歴史の余白

内外の埋もれた歴史を再発見するブログ

ノルマンディー地方史話(連載第6回)

第6話 「悪魔公」時代と海外冒険

 
 実兄暗殺の疑惑で始まった「悪魔公」ロベール1世の治世は、不安定なものとなった。とりわけ、教会との関係悪化が問題であった。この時代のノルマンディーの有力聖職者は公家の身内で固められていたにもかかわらず、ロベールは彼らと衝突した。
 その最大の敵は叔父でルーアン大司教兼エヴルー伯のロベール。この同名の叔父は、先代のリシャール3世を支持していため、ロベール1世は報復の意味からもこの叔父に対して兵を差し向け、亡命に追いやった。しかしこの強硬策は高くつき、ノルマンディー公国の破門を招いた。中世封建領主にとっては致命的な制裁である。
 結局、ロベール1世は破門を解くため、叔父の帰国と復権を許さざるを得なかった。その他、ロベール1世は従兄弟のバイユー司教を追放したり、偉大な祖父リシャール1世が再建に尽力したフェカンプ修道院の財産を没収したりと、教会に対してやりたい放題の干渉を企てていた。

 
 こうしたロベール1世の好戦的な野心は、対外関係にも向けられた。久しく安定が続いていた近隣フランドルの内戦への介入や、彼の従兄弟に当たるブルターニュ公アラン3世との衝突はその例である。一方で、宗主のフランス国王アンリ1世とは緊密に結び、母后らとの内紛を抱える王を支援した。
 注目されるのは、ロベール1世が海を越えたイングランドに目を付け始めていたことである。かねてよりノルマンディー宮廷はイングランド王エセルレッドやその息子で後のイングランドエドワードの亡命を受けて入れていたことで、イングランドへの領土的関心を刺激されたのだろう。
 実際、彼はイングランド侵攻を計画したが、風向きのため断念したと言われる。しかし、時のイングランドデンマーク出身の征服者クヌート大王の強力な支配下にあったため、この時期の侵攻はどのみち戦略的に困難だっただろう。

 
 ロベール1世治下のノルマンディーは、再編期を迎えていた。不安定な中で小領主の台頭と対立が激しくなっていのだ。これはロベール1世の求心力の欠如により、祖父と父が築いてきた安定性が揺らぎ、領内の封建的な分裂が増していたことを示している。
 台頭してきた小領主の中には、海外に新天地を求めて冒険に出る一族もあった。
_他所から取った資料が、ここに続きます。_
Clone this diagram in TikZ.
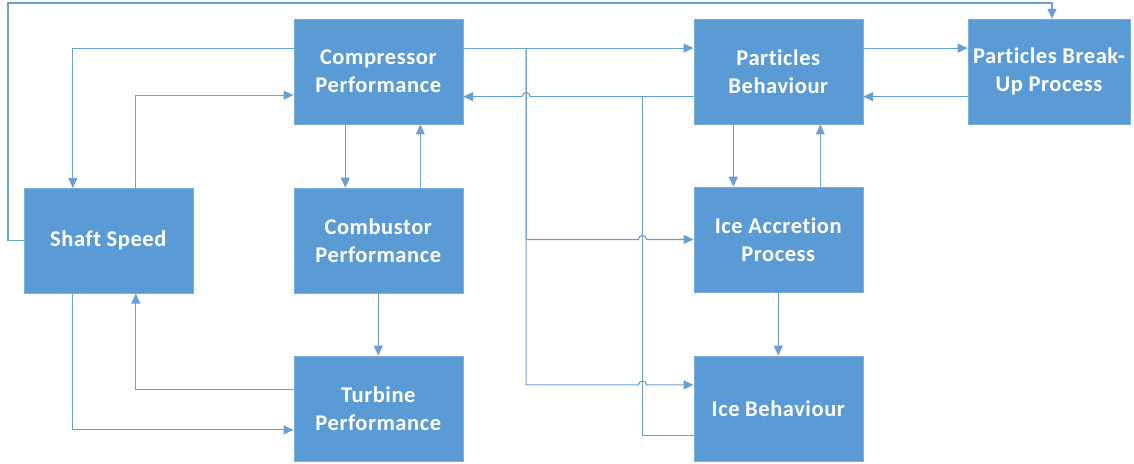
\documentclass[tikz,border=0pt]{standalone}
\usepackage{fontspec}
\setmainfont{Carlito}[LetterSpace=2.5,Ligatures={NoCommon}]
\usetikzlibrary{arrows.meta,calc}
\definecolor{boxblue}{HTML}{5B9BD5}
\definecolor{lineblue}{HTML}{6A9FD6}
\tikzset{
  blk/.style={fill=boxblue, draw=boxblue!80!white, line width=0.6pt, minimum width=169pt, minimum height=105pt,
    inner sep=0pt, align=center, text=white,
    font=\fontsize{22.5}{28}\selectfont\bfseries},
  conn/.style={draw=lineblue, line width=1.1pt, -{Triangle[length=10pt,width=9pt]}},
  plain/.style={draw=lineblue, line width=1.1pt}
}
\begin{document}
\begin{tikzpicture}[x=1pt,y=-1pt]
\useasboundingbox (0,0) rectangle (1134,463);
% nodes
\node[blk] (comp) at (378.3,71.6) {Compressor\\Performance};
\node[blk] (shaft) at (108.3,240.8) {Shaft Speed};
\node[blk] (comb) at (378.3,240.5) {Combustor\\Performance};
\node[blk] (turb) at (378.3,408.4) {Turbine\\Performance};
\node[blk] (pb) at (778.3,71.6) {Particles\\Behaviour};
\node[blk, minimum width=162pt] (pbu) at (1049,71.6) {Particles Break-\\Up Process};
\node[blk] (iap) at (778.3,239.5) {Ice Accretion\\Process};
\node[blk] (ib) at (778.3,408.4) {Ice Behaviour};
% coordinates
\coordinate (topleft) at (8,3);
\coordinate (br) at ($(comp.east)+(63,-23.5)$);
\coordinate (pbout) at ($(pb.west)+(0,25)$);
\coordinate (ibin) at ($(ib.west)+(0,-23.5)$);
\coordinate (ibout) at ($(ib.west)+(0,27.5)$);
% connectors
\draw[conn] (shaft.west) -| (topleft) -| ([xshift=3pt]pbu.north);
\draw[conn] ($(comp.west)+(0,-23.5)$) -| ($(shaft.north)+(-35.5,0)$);
\draw[conn] ($(shaft.north)+(27.5,0)$) |- ($(comp.west)+(0,23.5)$);
\draw[conn] ($(comp.south)+(-33,0)$) -- ($(comb.north)+(-33,0)$);
\draw[conn] ($(comb.north)+(42,0)$) -- ($(comp.south)+(42,0)$);
\draw[conn] (comb.south) -- (turb.north);
\draw[conn] ($(turb.west)+(0,-18.5)$) -| ($(shaft.south)+(27.5,0)$);
\draw[conn] ($(shaft.south)+(-35.5,0)$) |- ($(turb.west)+(0,21.5)$);
\draw[conn] ($(comp.east)+(0,-23.5)$) -- ($(pb.west)+(0,-23.5)$);
\draw[conn] (br) -- (br |- iap.west) -- ($(iap.west)+(-55,0)$) arc[start angle=180,end angle=0,radius=4pt] -- (iap.west);
\draw[conn] (br) -- (br |- ibin) -- ($(ibin)+(-55,0)$) arc[start angle=180,end angle=0,radius=4pt] -- (ibin);
\draw[conn] (pbout) -- ($(comp.east)+(67,25)$) arc[start angle=0,end angle=180,radius=4pt] -- ($(comp.east)+(0,25)$);
\draw[plain] (ibout) -| ($(pbout)+(-51,0)$);
\draw[conn] ($(pb.east)+(0,-23.5)$) -- ($(pbu.west)+(0,-23.5)$);
\draw[conn] ($(pbu.west)+(0,25)$) -- ($(pb.east)+(0,25)$);
\draw[conn] ($(pb.south)+(-45,0)$) -- ($(iap.north)+(-45,0)$);
\draw[conn] ($(iap.north)+(42,0)$) -- ($(pb.south)+(42,0)$);
\draw[conn] (iap.south) -- (ib.north);
\end{tikzpicture}
\end{document}
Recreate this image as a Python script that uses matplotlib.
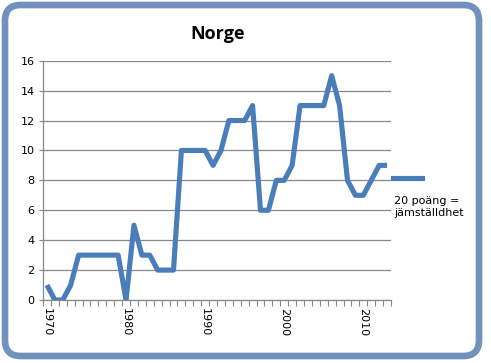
import matplotlib.pyplot as plt
from matplotlib.patches import FancyBboxPatch
from matplotlib.lines import Line2D

years = list(range(1970, 2014))
points = [1, 0, 0, 1, 3, 3, 3, 3, 3, 3,
          0, 5, 3, 3, 2, 2, 2, 10, 10, 10,
          10, 9, 10, 12, 12, 12, 13, 6, 6, 8,
          8, 9, 13, 13, 13, 13, 15, 13, 8, 7,
          7, 8, 9, 9]
label_years = [1970, 1980, 1990, 2000, 2010]
y_ticks = [0, 2, 4, 6, 8, 10, 12, 14, 16]

blue = '#4a7ebb'
frame = '#7391bd'
W, H = 491, 363

fig = plt.figure(figsize=(W / 100, H / 100), dpi=100)
fig.patch.set_facecolor('white')

# rounded frame round the whole chart
box = FancyBboxPatch((5 / W, 7 / H), 474 / W, 351 / H,
                     boxstyle='round,pad=0,rounding_size=0.032',
                     mutation_aspect=W / H,
                     transform=fig.transFigure, fill=False,
                     edgecolor=frame, linewidth=4.8)
fig.add_artist(box)

ax = fig.add_axes([43 / W, 1 - 300 / H, 348 / W, 239.3 / H])
idx = list(range(len(years)))
ax.plot(idx, points, color=blue, linewidth=3.7, solid_joinstyle='round',
        solid_capstyle='butt', zorder=3)

ax.set_xlim(-0.5, len(years) - 0.5)
ax.set_ylim(0, 16)
ax.set_yticks(y_ticks)
ax.set_yticklabels([str(v) for v in y_ticks], fontsize=8)
ax.yaxis.grid(True, color='#888888', linewidth=0.9)
ax.set_axisbelow(True)

ax.set_xticks([i - 0.5 for i in range(len(years) + 1)], minor=True)
ax.set_xticks([years.index(y) for y in label_years])
ax.set_xticklabels([str(y) for y in label_years], rotation=270, fontsize=8)
ax.tick_params(axis='x', which='major', length=0, pad=6)
ax.tick_params(axis='x', which='minor', length=4, color='#888888', width=0.8)
ax.tick_params(axis='y', length=3, color='#888888', width=0.8, pad=3)

for s in ['top', 'right']:
    ax.spines[s].set_visible(False)
for s in ['left', 'bottom']:
    ax.spines[s].set_color('#888888')
    ax.spines[s].set_linewidth(0.9)

fig.text(218 / W, 1 - 34 / H, 'Norge', ha='center', va='center',
         fontsize=13, fontweight='bold', family='Open Sans')

# legend
fig.add_artist(Line2D([393 / W, 422 / W], [1 - 178 / H, 1 - 178 / H],
                      color=blue, linewidth=3.7, transform=fig.transFigure))
fig.text(394 / W, 1 - 207 / H, '20 poäng =\njämställdhet', ha='left',
         va='center', fontsize=8, linespacing=1.35)

fig.savefig('out.png', dpi=100)
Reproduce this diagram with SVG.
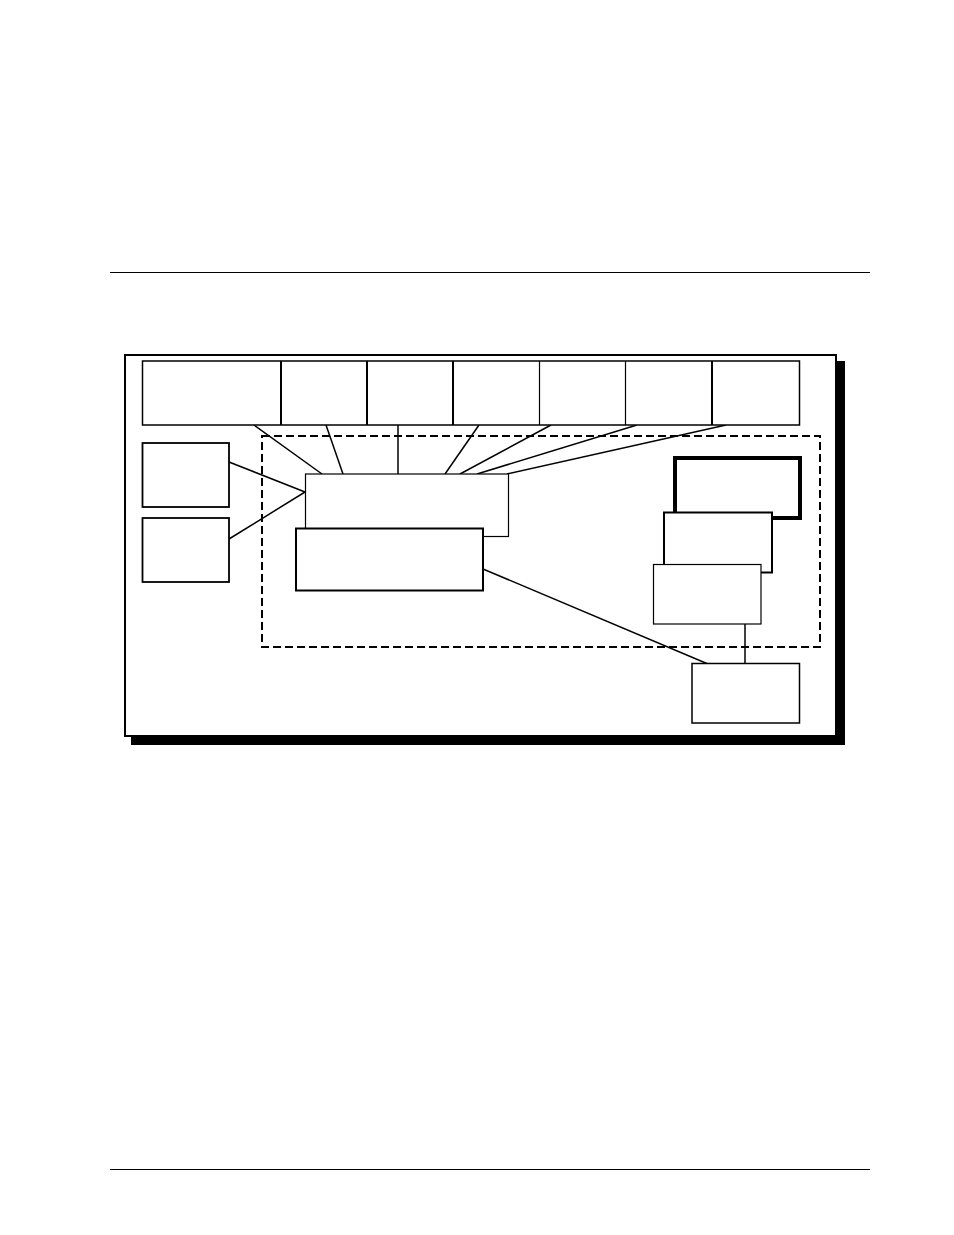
<svg xmlns="http://www.w3.org/2000/svg" width="954" height="1235" viewBox="0 0 954 1235">
<style>
.box{fill:#fff;stroke:#000}
.c{stroke:#000;stroke-width:1.5;fill:none}
.rule{stroke:#000;stroke-width:1}
</style>
<rect x="0" y="0" width="954" height="1235" fill="#fff"/>
<line class="rule" x1="110" y1="272.5" x2="870" y2="272.5"/>
<line class="rule" x1="110" y1="1169.5" x2="870" y2="1169.5"/>
<g id="frame">
<rect x="131" y="361" width="714" height="384" fill="#000"/>
<rect class="box" x="125" y="355" width="711" height="381" stroke-width="2"/>
</g>
<g id="group-boundary">
<rect x="262" y="436" width="558" height="211" fill="none" stroke="#000" stroke-width="2" stroke-dasharray="8,4"/>
</g>
<g id="connectors">
<line class="c" x1="254" y1="425" x2="322" y2="474"/>
<line class="c" x1="326" y1="425" x2="343" y2="474"/>
<line class="c" x1="398" y1="425" x2="398" y2="474"/>
<line class="c" x1="479" y1="425" x2="445" y2="474"/>
<line class="c" x1="551" y1="425" x2="460" y2="474"/>
<line class="c" x1="637" y1="425" x2="477" y2="474"/>
<line class="c" x1="726" y1="425" x2="507" y2="474"/>
<line class="c" x1="229" y1="462" x2="305" y2="492"/>
<line class="c" x1="229" y1="539" x2="305" y2="492"/>
<line class="c" x1="483" y1="569" x2="708" y2="664"/>
<line class="c" x1="745" y1="624" x2="745" y2="664" stroke-width="1.2"/>
</g>
<g id="top-row">
<rect class="box" x="142.5" y="361" width="657" height="64" stroke-width="1.5"/>
<line x1="281" y1="361" x2="281" y2="425" stroke="#000" stroke-width="2"/>
<line x1="367" y1="361" x2="367" y2="425" stroke="#000" stroke-width="2"/>
<line x1="453" y1="361" x2="453" y2="425" stroke="#000" stroke-width="2"/>
<line x1="539.5" y1="361" x2="539.5" y2="425" stroke="#000" stroke-width="1.2"/>
<line x1="625.5" y1="361" x2="625.5" y2="425" stroke="#000" stroke-width="1.2"/>
<line x1="712" y1="361" x2="712" y2="425" stroke="#000" stroke-width="2"/>
</g>
<g id="left-box-1"><rect class="box" x="142.5" y="443" width="86.5" height="64" stroke-width="1.8"/></g>
<g id="left-box-2"><rect class="box" x="142.5" y="518" width="86.5" height="64" stroke-width="1.8"/></g>
<g id="box-a"><rect class="box" x="305.5" y="474" width="203" height="62.5" stroke-width="1.2"/></g>
<g id="box-b"><rect class="box" x="296" y="528.5" width="187" height="62" stroke-width="2"/></g>
<g id="stack-back"><rect class="box" x="675" y="458" width="125" height="60" stroke-width="4"/></g>
<g id="stack-middle"><rect class="box" x="664" y="512.5" width="108" height="60" stroke-width="2"/></g>
<g id="stack-front"><rect class="box" x="653.5" y="564.5" width="107.5" height="59.5" stroke-width="1.2"/></g>
<g id="bottom-box"><rect class="box" x="692" y="663.5" width="107.5" height="59.5" stroke-width="1.5"/></g>
</svg>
遠くイタリアへ進出したオートヴィル家はその一つである。同家はコタンタン半島の片田舎の小領主タンクレードを家祖とする一族で、彼の大勢の息子たちの多くが南イタリアへ渡り、その子孫は後のシチリアノルマン朝を建てることになる。
 こうしたイタリア移住は、時の聖地巡礼ブームとも深く結びついていた。同時に、これらの小領主はおそらくバイキング出自ではなく、土着フランク人に出自する新興領主であったがゆえに、ノルマンディーでは十分な立身と蓄財が保証されていなかったのであろう。そのことも、移住を促進したと考えられる。

 
 聖地巡礼に関しては、当のロベール1世も並々ならぬ関心を抱いており、自身エルサレム巡礼に旅立ったのである。しかし、この長旅は吉と出なかった。彼は念願のエルサレムに到達したものの、帰途ニカイアで発病し、没してしまったのだ。
 この時まだ35歳、残されたのは8歳の庶子ギヨームであった。ロベール1世はこの時点でいまだ正式に結婚しておらず、嫡子がいなかったが、巡礼に出る前、ギヨームを後継者に指名していたおかげで、急な客死という非常事態にもかかわらず、公位継承はスムーズに行なわれた。
 とはいえ、幼年の庶子の即位という異例事態は、ノルマンディー公国の命運に暗雲を立ち込めさせるものではあった。長じたギヨームはそれを「イングランド征服」という歴史を変える大冒険によって切り抜けていくことになるのだが、これは次回の主題である。